Each input file contains one test case. For each case, the first line contains a positive integer N (≤30) which is the total number of nodes in a tree (and hence the nodes are numbered from 1 to N). Then 2N lines follow, each describes a stack operation in the format: "Push X" where X is the index of the node being pushed onto the stack; or "Pop" meaning to pop one node from the stack.

第一行包含一個正整數N，表示這棵樹的總節點數（節點從1-N進行編號）。之後有2Ｎ行，每一行描述了一個棧操作 

Output Specification:

For each test case, print the postorder traversal sequence of the corresponding tree in one line. A solution is guaranteed to exist. All the numbers must be separated by exactly one space, and there must be no extra space at the end of the line.

打印出正確的二叉樹的後序遍歷序列，所有數字用空格隔開，最後一個數字之後沒有空格 

思路：通過棧操作構造二叉樹再進行後序遍歷。

　　　Push的次序就是先序遍歷序列中元素的順序。Pop則是中序遍歷序列中元素的順序。 

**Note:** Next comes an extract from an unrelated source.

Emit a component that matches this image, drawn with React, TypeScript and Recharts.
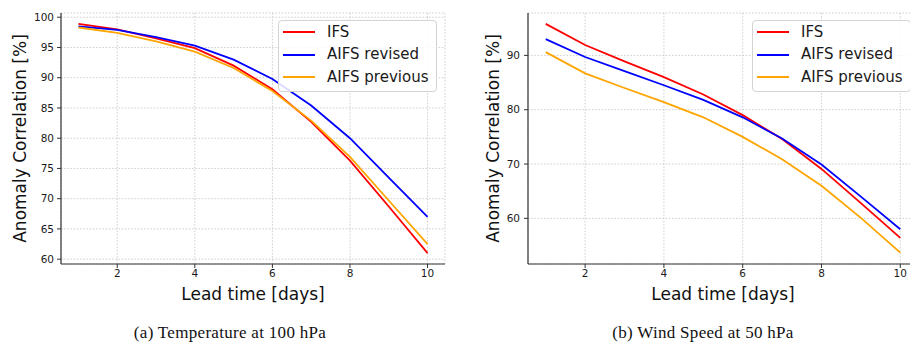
import React from 'react';
import { LineChart, Line, XAxis, YAxis, CartesianGrid, Legend } from 'recharts';

// Lead times (days) shared by both panels
const leadDays = [1, 2, 3, 4, 5, 6, 7, 8, 9, 10];
const dayTicks = [2, 4, 6, 8, 10];

// (a) Temperature at 100 hPa — anomaly correlation [%]
const tempIfs = [98.9, 98.0, 96.5, 94.9, 92.0, 88.1, 82.7, 76.3, 68.7, 61.0];
const tempRevised = [98.5, 97.9, 96.7, 95.3, 93.0, 89.8, 85.4, 80.0, 73.5, 67.0];
const tempPrevious = [98.3, 97.4, 96.0, 94.3, 91.6, 87.8, 82.9, 76.9, 69.7, 62.5];
const tempTicks = [60, 65, 70, 75, 80, 85, 90, 95, 100];

// (b) Wind speed at 50 hPa — anomaly correlation [%]
const windIfs = [95.8, 91.9, 88.9, 86.0, 82.8, 79.0, 74.6, 69.1, 62.8, 56.4];
const windRevised = [93.0, 89.7, 87.1, 84.5, 81.8, 78.6, 74.7, 69.9, 64.0, 58.0];
const windPrevious = [90.6, 86.7, 84.0, 81.4, 78.6, 75.0, 70.9, 66.0, 60.1, 53.7];
const windTicks = [60, 70, 80, 90];

const seriesKeys = ['ifs', 'revised', 'previous'];
const seriesNames = ['IFS', 'AIFS revised', 'AIFS previous'];
const seriesColors = ['#ff0000', '#0000ff', '#ffa500'];

const SANS = '"DejaVu Sans", Verdana, sans-serif';
const SERIF = '"Liberation Serif", "Times New Roman", serif';
const AXIS = '#333333';

const buildRows = (a: number[], b: number[], c: number[]) =>
  leadDays.map((day, i) => ({ day, ifs: a[i], revised: b[i], previous: c[i] }));

const tempRows = buildRows(tempIfs, tempRevised, tempPrevious);
const windRows = buildRows(windIfs, windRevised, windPrevious);

// Legend entries keep the plotting order of the series
const LegendBox = ({ payload }: any) => {
  const items = [...(payload || [])].sort(
    (a: any, b: any) => seriesNames.indexOf(a.value) - seriesNames.indexOf(b.value)
  );
  return (
    <div
      style={{
        width: 159,
        height: 72,
        boxSizing: 'border-box',
        border: '1px solid #d3d3d3',
        borderRadius: 4,
        background: 'rgba(255,255,255,0.85)',
        fontFamily: SANS,
        fontSize: 15,
        color: '#1a1a1a',
      }}
    >
      {items.map((item: any) => (
        <div key={item.value} style={{ display: 'flex', alignItems: 'center', height: 22.5 }}>
          <div style={{ marginLeft: 4, width: 32, height: 2, background: item.color }} />
          <span style={{ marginLeft: 12, lineHeight: '15px' }}>{item.value}</span>
        </div>
      ))}
    </div>
  );
};

type PanelProps = {
  left: number;
  width: number;
  rows: any[];
  yDomain: [number, number];
  yTicks: number[];
  marginLeft: number;
  marginRight: number;
  legendLeft: number;
  yTitleX: number;
  xTitleX: number;
  yTickMargin: number;
};

const Panel = (p: PanelProps) => (
  <div style={{ position: 'absolute', left: p.left, top: 0, width: p.width, height: 344 }}>
    <LineChart
      width={p.width}
      height={344}
      data={p.rows}
      margin={{ top: 13, right: p.marginRight, bottom: 50, left: p.marginLeft }}
    >
      <CartesianGrid stroke="#c4c4c4" strokeWidth={0.8} strokeDasharray="1.6 1.6" />
      <XAxis
        dataKey="day"
        type="number"
        domain={[0.55, 10.45]}
        ticks={dayTicks}
        allowDataOverflow
        height={30}
        tickSize={4}
        tickMargin={2}
        stroke={AXIS}
        axisLine={{ stroke: AXIS, strokeWidth: 1.2 }}
        tickLine={{ stroke: AXIS }}
        tick={{ fill: '#1a1a1a', fontSize: 10.5, fontFamily: SANS }}
      />
      <XAxis
        xAxisId="frameTop"
        orientation="top"
        dataKey="day"
        type="number"
        domain={[0.55, 10.45]}
        height={0}
        tick={false}
        tickLine={false}
        axisLine={{ stroke: AXIS, strokeWidth: 1.2 }}
      />
      <YAxis
        type="number"
        domain={p.yDomain}
        ticks={p.yTicks}
        allowDataOverflow
        width={50}
        tickSize={4}
        tickMargin={p.yTickMargin}
        axisLine={{ stroke: AXIS, strokeWidth: 1.2 }}
        tickLine={{ stroke: AXIS }}
        tick={{ fill: '#1a1a1a', fontSize: 10.5, fontFamily: SANS }}
      />
      <YAxis
        yAxisId="frameRight"
        orientation="right"
        type="number"
        domain={p.yDomain}
        width={0}
        tick={false}
        tickLine={false}
        axisLine={{ stroke: AXIS, strokeWidth: 1.2 }}
      />
      {seriesKeys.map((k, i) => (
        <Line
          key={k}
          dataKey={k}
          name={seriesNames[i]}
          type="linear"
          stroke={seriesColors[i]}
          strokeWidth={1.8}
          dot={false}
          activeDot={false}
          isAnimationActive={false}
        />
      ))}
      <Legend
        layout="vertical"
        align="center"
        verticalAlign="middle"
        itemSorter={null as any}
        wrapperStyle={{ top: 20, left: p.legendLeft, width: 159 }}
        content={<LegendBox />}
      />
    </LineChart>
    <svg
      width={p.width}
      height={344}
      style={{ position: 'absolute', left: 0, top: 0, pointerEvents: 'none' }}
    >
      <text
        transform={`translate(${p.yTitleX},138.5) rotate(-90)`}
        textAnchor="middle"
        dominantBaseline="central"
        fontFamily={SANS}
        fontSize={17}
        fill="#111"
      >
        Anomaly Correlation [%]
      </text>
      <text x={p.xTitleX} y={300} textAnchor="middle" fontFamily={SANS} fontSize={17} fill="#111">
        Lead time [days]
      </text>
    </svg>
  </div>
);

export default function App() {
  return (
    <div
      style={{
        position: 'absolute',
        left: 0,
        top: 0,
        width: 910,
        height: 344,
        overflow: 'hidden',
        background: '#fff',
      }}
    >
      <Panel
        left={0}
        width={455}
        rows={tempRows}
        yDomain={[59.2, 100.7]}
        yTicks={tempTicks}
        marginLeft={11}
        marginRight={10}
        legendLeft={278}
        yTitleX={19.5}
        xTitleX={253}
        yTickMargin={3}
      />
      <Panel
        left={455}
        width={475}
        rows={windRows}
        yDomain={[51.6, 97.8]}
        yTicks={windTicks}
        marginLeft={23}
        marginRight={12}
        legendLeft={297}
        yTitleX={37.5}
        xTitleX={268}
        yTickMargin={4}
      />
      <svg width={910} height={344} style={{ position: 'absolute', left: 0, top: 0, pointerEvents: 'none' }}>
        <text x={230} y={338} textAnchor="middle" fontFamily={SERIF} fontSize={17} letterSpacing={0.3} fill="#111">
          (a) Temperature at 100 hPa
        </text>
        <text x={703} y={338} textAnchor="middle" fontFamily={SERIF} fontSize={17} letterSpacing={0.3} fill="#111">
          (b) Wind Speed at 50 hPa
        </text>
      </svg>
    </div>
  );
}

          即知道先序遍歷和中序遍歷求後序遍歷。

#include<cstdio>
#include<cstring>
#include<stack>
#include<algorithm>
using namespace std;
const int maxn = 50;

struct node{
	int data;
	node* lchild;
	node* rchild;
};
int pre[maxn],in[maxn],post[maxn];
int n;
//------根據前序遍歷和中序遍歷構造二叉樹------ 
node* create(int preL,int preR,int inL,int inR){
	if(preL>preR) return NULL;
	node* root = new node;
	root ->data = pre[preL];
	
	int k;
	for(k=inL;k<inR;k++){
		if(in[k]==pre[preL]){
			break;
		}
	}
	
	int numLeft = k-inL;
	root->lchild=create(preL+1,preL+numLeft,inL,k-1);
	root->rchild=create(preL+numLeft+1,preR,k+1,inR);
	return root;
} 

int num=0;
//-------後序遍歷---------- 
void postorder(node* root){
	if(root== NULL) return;
	postorder(root->lchild);
	postorder(root->rchild);
	printf("%d",root->data);
	num++;
	if(num<n) printf(" ");
}

int main(){
	scanf("%d",&n);
	char str[5];
	stack<int> st;
	int x,preIndex=0,inIndex=0;
	
	for(int i=0;i<2*n;i++){
		scanf("%s",str);
		if(strcmp(str,"Push")==0){//如果是Push,入棧，放入前序遍歷陣列 
			scanf("%d",&x);
			pre[preIndex++]=x;
			st.push(x);
		}else{//如果是Pop 出棧，放入中序遍歷陣列 
			in[inIndex++]=st.top();
			st.pop();
		}
	}
	node* root = create(0,n-1,0,n-1);
	postorder(root);
	return 0;
}